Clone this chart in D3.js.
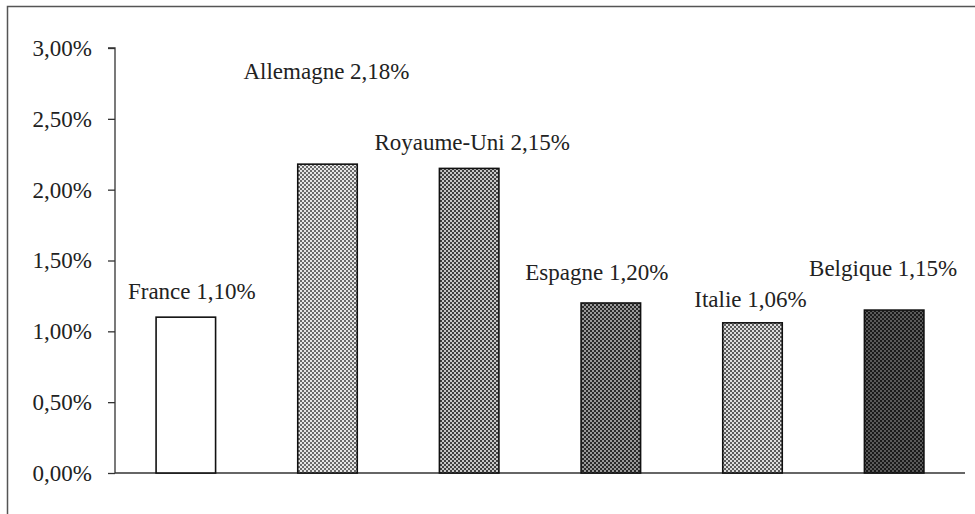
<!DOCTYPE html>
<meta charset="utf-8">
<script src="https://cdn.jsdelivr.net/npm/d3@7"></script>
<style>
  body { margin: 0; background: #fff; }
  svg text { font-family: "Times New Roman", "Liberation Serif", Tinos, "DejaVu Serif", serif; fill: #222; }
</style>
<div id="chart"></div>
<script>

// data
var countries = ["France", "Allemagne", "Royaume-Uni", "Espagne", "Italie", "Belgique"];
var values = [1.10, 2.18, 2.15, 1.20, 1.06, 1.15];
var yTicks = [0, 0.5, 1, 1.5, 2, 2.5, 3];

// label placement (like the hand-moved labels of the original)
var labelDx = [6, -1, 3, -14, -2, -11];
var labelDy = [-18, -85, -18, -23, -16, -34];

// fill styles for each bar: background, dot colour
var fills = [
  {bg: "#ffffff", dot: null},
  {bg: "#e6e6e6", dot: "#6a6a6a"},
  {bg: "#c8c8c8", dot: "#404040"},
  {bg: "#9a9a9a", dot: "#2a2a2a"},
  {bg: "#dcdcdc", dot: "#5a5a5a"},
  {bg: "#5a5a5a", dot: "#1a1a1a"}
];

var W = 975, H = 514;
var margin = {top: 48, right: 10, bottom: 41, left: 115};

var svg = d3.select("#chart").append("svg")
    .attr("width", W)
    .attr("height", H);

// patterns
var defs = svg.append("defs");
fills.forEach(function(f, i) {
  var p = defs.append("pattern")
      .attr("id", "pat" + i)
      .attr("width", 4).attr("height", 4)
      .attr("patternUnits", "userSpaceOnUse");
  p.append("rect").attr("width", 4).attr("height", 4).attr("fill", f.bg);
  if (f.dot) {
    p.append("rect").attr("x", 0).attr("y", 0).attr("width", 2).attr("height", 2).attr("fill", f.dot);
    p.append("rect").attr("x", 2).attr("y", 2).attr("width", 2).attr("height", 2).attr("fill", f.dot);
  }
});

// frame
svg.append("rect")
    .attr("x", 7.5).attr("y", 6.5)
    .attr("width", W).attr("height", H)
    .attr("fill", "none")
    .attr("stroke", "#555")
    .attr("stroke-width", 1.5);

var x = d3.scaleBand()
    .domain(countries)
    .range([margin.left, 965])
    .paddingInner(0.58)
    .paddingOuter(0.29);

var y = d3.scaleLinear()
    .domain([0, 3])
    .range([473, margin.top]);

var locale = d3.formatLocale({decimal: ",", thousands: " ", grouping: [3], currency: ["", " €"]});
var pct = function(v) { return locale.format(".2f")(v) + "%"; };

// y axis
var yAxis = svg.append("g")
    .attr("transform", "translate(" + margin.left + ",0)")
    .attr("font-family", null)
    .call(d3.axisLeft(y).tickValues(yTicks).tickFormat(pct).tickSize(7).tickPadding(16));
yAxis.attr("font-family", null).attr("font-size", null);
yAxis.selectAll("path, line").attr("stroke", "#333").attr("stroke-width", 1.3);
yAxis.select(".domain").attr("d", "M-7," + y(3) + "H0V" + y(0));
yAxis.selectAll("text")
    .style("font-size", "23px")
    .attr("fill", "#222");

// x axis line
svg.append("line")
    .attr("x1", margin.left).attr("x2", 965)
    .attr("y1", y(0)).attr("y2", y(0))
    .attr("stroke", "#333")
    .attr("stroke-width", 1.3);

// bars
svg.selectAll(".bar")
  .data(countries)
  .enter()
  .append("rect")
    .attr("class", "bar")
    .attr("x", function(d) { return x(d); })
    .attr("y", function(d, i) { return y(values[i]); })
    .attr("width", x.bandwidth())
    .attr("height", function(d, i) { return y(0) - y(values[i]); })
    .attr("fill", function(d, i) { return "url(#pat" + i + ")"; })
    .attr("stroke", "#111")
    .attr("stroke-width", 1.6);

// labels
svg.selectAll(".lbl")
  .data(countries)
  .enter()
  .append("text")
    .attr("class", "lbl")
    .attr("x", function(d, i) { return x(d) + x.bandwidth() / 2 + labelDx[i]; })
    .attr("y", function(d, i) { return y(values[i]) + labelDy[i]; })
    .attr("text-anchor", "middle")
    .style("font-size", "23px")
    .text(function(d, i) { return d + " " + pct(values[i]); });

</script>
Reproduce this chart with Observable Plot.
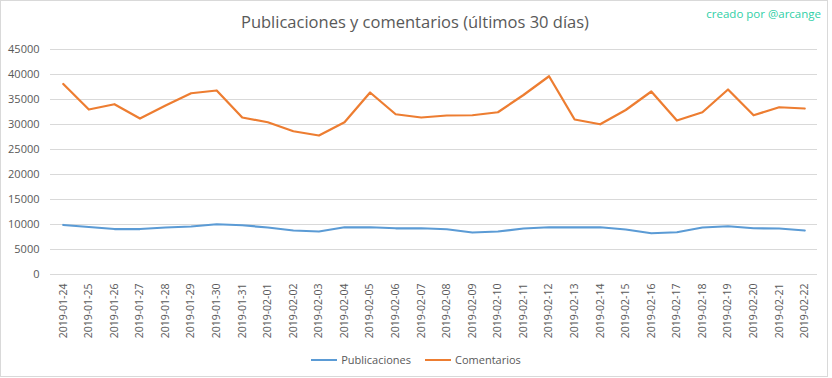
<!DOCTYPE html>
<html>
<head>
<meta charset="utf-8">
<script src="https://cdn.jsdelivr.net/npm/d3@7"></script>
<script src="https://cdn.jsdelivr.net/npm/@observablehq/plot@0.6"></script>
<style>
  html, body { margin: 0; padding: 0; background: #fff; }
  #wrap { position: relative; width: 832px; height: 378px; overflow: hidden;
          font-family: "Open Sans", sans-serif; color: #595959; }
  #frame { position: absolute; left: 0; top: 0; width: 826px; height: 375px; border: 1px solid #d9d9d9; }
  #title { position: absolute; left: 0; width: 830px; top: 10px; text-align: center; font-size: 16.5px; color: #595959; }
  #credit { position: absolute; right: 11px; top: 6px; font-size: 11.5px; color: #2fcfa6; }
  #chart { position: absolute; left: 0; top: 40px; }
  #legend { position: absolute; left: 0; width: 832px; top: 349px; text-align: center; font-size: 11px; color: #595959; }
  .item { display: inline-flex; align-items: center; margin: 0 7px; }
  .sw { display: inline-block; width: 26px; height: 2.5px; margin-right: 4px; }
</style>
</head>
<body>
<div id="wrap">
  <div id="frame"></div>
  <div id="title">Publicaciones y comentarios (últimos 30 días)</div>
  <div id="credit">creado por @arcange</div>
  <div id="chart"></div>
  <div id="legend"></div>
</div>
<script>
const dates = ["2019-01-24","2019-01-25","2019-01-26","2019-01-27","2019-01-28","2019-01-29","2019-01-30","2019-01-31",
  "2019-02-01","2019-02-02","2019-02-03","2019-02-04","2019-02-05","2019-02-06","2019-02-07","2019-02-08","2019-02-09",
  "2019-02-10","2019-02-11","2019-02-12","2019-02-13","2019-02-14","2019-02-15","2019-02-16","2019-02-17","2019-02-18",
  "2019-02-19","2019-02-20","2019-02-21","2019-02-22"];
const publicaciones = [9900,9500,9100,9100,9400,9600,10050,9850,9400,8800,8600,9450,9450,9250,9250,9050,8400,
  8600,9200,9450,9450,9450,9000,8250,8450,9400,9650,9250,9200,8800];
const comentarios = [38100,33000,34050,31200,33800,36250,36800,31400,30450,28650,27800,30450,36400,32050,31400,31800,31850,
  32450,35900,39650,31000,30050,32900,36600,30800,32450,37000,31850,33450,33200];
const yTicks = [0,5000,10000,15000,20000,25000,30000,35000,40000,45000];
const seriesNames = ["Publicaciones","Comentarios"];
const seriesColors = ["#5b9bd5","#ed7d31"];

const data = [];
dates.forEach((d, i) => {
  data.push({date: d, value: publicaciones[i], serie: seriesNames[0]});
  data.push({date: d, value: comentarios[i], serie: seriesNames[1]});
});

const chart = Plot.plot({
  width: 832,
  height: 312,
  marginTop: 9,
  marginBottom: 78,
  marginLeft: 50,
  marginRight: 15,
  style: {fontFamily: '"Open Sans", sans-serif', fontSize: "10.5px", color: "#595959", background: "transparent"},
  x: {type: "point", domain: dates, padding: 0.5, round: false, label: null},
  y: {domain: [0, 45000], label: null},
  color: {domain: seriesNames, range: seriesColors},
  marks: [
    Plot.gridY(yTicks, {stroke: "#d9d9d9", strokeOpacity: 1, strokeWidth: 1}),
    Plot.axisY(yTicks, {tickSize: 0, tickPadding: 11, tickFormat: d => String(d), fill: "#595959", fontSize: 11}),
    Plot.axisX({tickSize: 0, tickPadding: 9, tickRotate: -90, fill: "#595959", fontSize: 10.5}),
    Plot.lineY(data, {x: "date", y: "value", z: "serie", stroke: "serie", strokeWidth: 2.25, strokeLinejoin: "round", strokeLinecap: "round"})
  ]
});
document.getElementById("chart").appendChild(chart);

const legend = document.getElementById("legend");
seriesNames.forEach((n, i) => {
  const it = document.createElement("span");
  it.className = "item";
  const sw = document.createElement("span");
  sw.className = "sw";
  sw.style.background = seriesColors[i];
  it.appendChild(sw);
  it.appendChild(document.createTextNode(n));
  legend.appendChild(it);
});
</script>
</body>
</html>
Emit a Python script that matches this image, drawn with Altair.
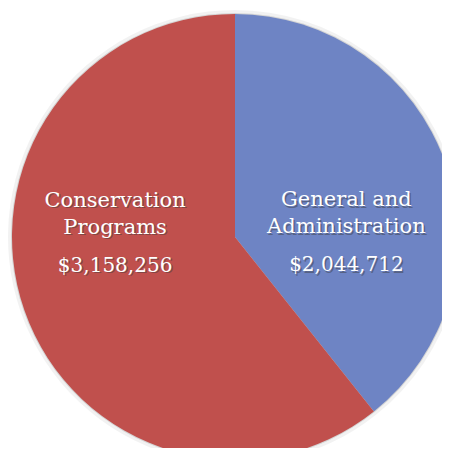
* * *
From the first line of the entries above down to the line holding "var labelDy = [-18, -85, -18, -23, -16, -34];", quote each line exactly and nothing else, skipping pictures.

Worked solution>
Clone this chart in D3.js.
<!DOCTYPE html>
<meta charset="utf-8">
<script src="https://cdn.jsdelivr.net/npm/d3@7"></script>
<style>
  body { margin: 0; background: #fff; }
  svg text { font-family: "Times New Roman", "Liberation Serif", Tinos, "DejaVu Serif", serif; fill: #222; }
</style>
<div id="chart"></div>
<script>

// data
var countries = ["France", "Allemagne", "Royaume-Uni", "Espagne", "Italie", "Belgique"];
var values = [1.10, 2.18, 2.15, 1.20, 1.06, 1.15];
var yTicks = [0, 0.5, 1, 1.5, 2, 2.5, 3];

// label placement (like the hand-moved labels of the original)
var labelDx = [6, -1, 3, -14, -2, -11];
var labelDy = [-18, -85, -18, -23, -16, -34];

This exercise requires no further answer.